Beard publicó El Partenón por vez primera en 2002, y lo ha ido actualizando hasta 2010 para incorporar novedades como el museo de la Acrópolis, obra algo torpe del suizo Bernard Tschumi con la que el gobierno de Atenas le guarda la ausencia a los relieves sustraídos. Lo que permanece igual, y lo que te rondaré, es la pugna por esas piezas, tema en el que Beard se muestra ecuánime: aunque el desmembramiento del Partenón ha contribuido a su fama, el British Museum se ha arrogado un papel de custodio de la cultura universal que no le corresponde.

El libro de Beard es una apuesta maravillosa pero también fallida: aborda un asunto inabarcable, pero la autora no termina de ser fiel a sí misma

Tampoco se deja deslumbrar por su objeto de estudio; reconoce que algunos de los relieves son mediocres, y hasta ironiza sobre las esotéricas teorías que se han vertido acerca del templo: "Sus inconsistencias son siempre susceptibles de ser glorificadas".

Tanta objetividad solo hace más llamativo el desorden, casi desgana, con que aborda la arquitectura. Por muy conocido que sea el Partenón, resulta extraño que la autora no lo describa hasta pasado medio libro, en la página 124. Tampoco ayuda su énfasis en sutilezas ópticas como que las columnas del peristilo no son verticales, sino convergentes –¡a cinco mil metros de altura!– y más gruesas en las esquinas, y que omita que es precisamente en esos bordes donde los intercolumnios se estrechan, algo que puede apreciarse a simple vista.

Esa ruptura del ritmo, por cierto, fastidiaba tanto a Vitruvio que llegó a tildar el orden dórico –el de nuestro edificio– de "francamente defectuoso".

Con todo, es en la especialidad de Beard, la historia y sus mitos, donde sorprenden más los olvidos.
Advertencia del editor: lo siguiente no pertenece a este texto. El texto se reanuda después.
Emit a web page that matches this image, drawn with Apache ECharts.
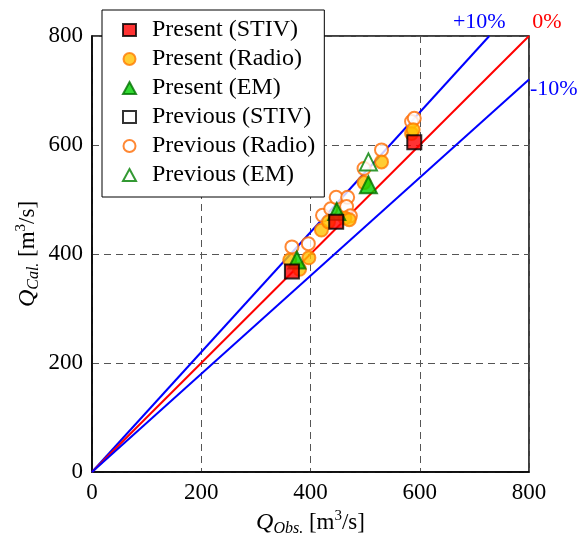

A veces, se desperdician buenas anécdotas: menciona la desgracia de Elgin, cornudo y en bancarrota, pero no que perdió la nariz por culpa de la sífilis, igual que las estatuas que se había agenciado.

Otras objeciones son más serias. Beard dedica su quinto capítulo al imperfecto ideal de la democracia ateniense, en la que mujeres, niños y esclavos "carecían por completo de derechos políticos". Unas páginas después, apunta que la predecesora de la estatua de Fidias, de marfil y oro, era "poco más que un tablón de madera de olivo". Bien podría haber tratado aquí la relación entre las urnas y el leño, que la hay. Contaba el romano Varrón que Cécrope, primer rey de Atenas, sometió a plebiscito si su pueblo debía rendir culto a Atenea o a Poseidón.

El dios del mar les había ofrecido un manantial y Atenea, un olivo: alimento y energía. Las mujeres inclinaron la consulta a favor de la diosa y Poseidón, despechado, inundó el Ática. Para apaciguarlo, les privaron del voto y los hijos comenzaron a llevar únicamente el nombre del padre. El olivo, por cierto, sigue creciendo a unos metros del Partenón, junto al Erecteion. Todo esto es prescindible para la autora de Mujeres y poder.